I have very fundamental question on how physically (in RTL) caches (e.g. L1,L2) are connected to cores (e.g. Arm Cortex A53)? How many read/writes ports/bus are there and what is width of it? Is it 32-bit bus? How to calculate theoretical max bandwidth/throughput on L1 cache connected to Arm Cortex A53 running at 1400MHz?
On web lots of information is available on how caches work but couldn't find how it is connected.
CodePudding user response:
You can get the information in the ARM documentation (which is pretty complete compared to others):
L1 data cache:
(configurable) sizes of 8KB, 16KB, 32KB, or 64KB.
Data side cache line length of 64 bytes.
256-bit write interface to the L2 memory system.
128-bit read interface to the L2 memory system.
64-bit read path from the data L1 memory system to the datapath.
128-bit write path from the datapath to the L1 memory system.
Note there is one datapath since it is mentioned when there are multiple of them, hence there is certainly 1 port unless 2 ports share the same datapath which would be surprising.
L2 cache:
All bus interfaces are 128-bits wide.
Configurable L2 cache size of 128KB, 256KB, 512KB, 1MB and 2MB.
Fixed line length of 64 bytes.
General information:
One to four cores, each with an L1 memory system and a single shared L2 cache.

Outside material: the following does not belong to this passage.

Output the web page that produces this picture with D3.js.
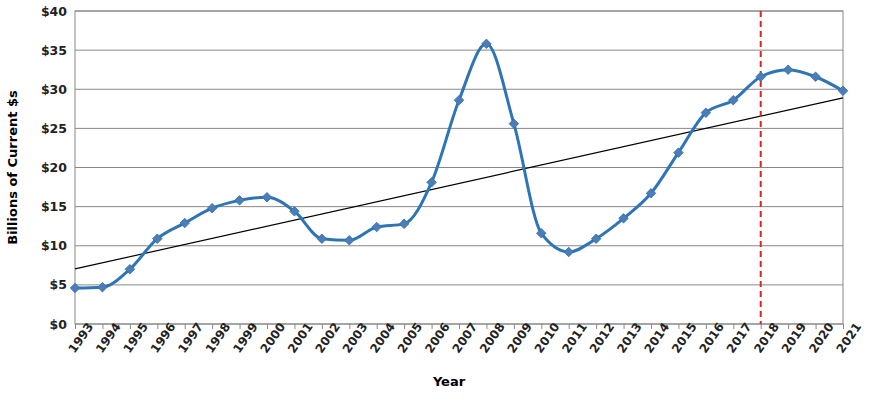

In-order pipeline with symmetric dual-issue of most instructions.
Harvard Level 1 (L1) memory system with a Memory Management Unit (MMU).
Level 2 (L2) memory system providing cluster memory coherency, optionally including an L2 cache.
The Level 1 (L1) data cache controller, that generates the control signals for the associated embedded tag, data, and dirty RAMs, and arbitrates between the different sources requesting access to the memory resources. The data cache is 4-way set associative and uses a Physically Indexed, Physically Tagged (PIPT) scheme for lookup that enables unambiguous address management in the system.
The Store Buffer (STB) holds store operations when they have left the load/store pipeline and have been committed by the DPU. The STB can request access to the cache RAMs in the DCU, request the BIU to initiate linefills, or request the BIU to write out the data on the external write channel. External data writes are through the SCU.
The STB can merge several store transactions into a single transaction if they are to the same 128-bit aligned address.
An upper-bound for the L1 bandwidth is frequency * interface_width * number_of_paths
so 1400MHz * 64bit * 1 = 10.43 GiB/s
from the L1 (reads) and 20.86 GiB/s
to the L1 (writes). In practice, the concurrency can be a problem but it is hard to know which part of the chip will be a limiting factor.
Note that there are many other documents available but this one is the most interesting. I am not sure you can get the physical information about cache in RTL since I expect this information to be confidential, hence not publicly available (because I guess competitors could take benefit of this).